In fact, one important motivation for the Seoul government’s pursuit of a council seat was to deter North Korea’s provocations.

When the North torpedoed a South Korean warship in March 2010, the Security Council discussed the UN’s response to the provocation. But Seoul diplomats could not participate in the discussions because South Korea was not a council member. Seoul had to make its case through its allies.

But in the coming two years, the South would be able to spearhead discussions on responding to any provocations by the North. The South’s presence in the council alone would have some deterrent effect on the belligerent regime.

South Korea’s regaining of council membership is also timely as instability in North Korea has been growing since a young and inexperienced leader took power last December. The South’s status as a council member puts it in a better position to deal with any unexpected situation in the North.

Ongoing territorial disputes among East Asian countries also add significance to the nation’s council position. It would be an important advantage for Seoul to take a seat at the council table when the UN has to play a role in resolving the disputes.
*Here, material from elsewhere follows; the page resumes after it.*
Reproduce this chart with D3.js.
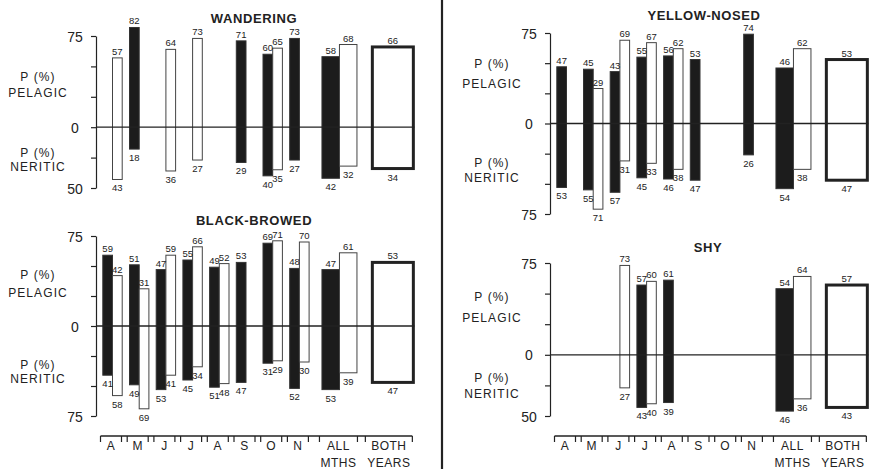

During its second term, Seoul will face a unique role to play ― bridging advanced and developing nations. As one of the few countries with a foot in both worlds, Seoul is well suited for harmonising conflicting positions of the two sides.

The council seat will also test Seoul’s ability to act as a middle power ― a country that speaks in its own voice on global issues based on its economic power. On the council, Seoul will increasingly face the need to take an independent stance between the two rival blocs ― the United States on one side and China and Russia on the other.

Seoul’s election as a council member reflects the global community’s trust and confidence in its international commitment. It should do its best to vindicate the trust in it.

For this, it needs to expand its small foreign aid programme, contribute more to international peacekeeping operations and share its development experience with developing countries.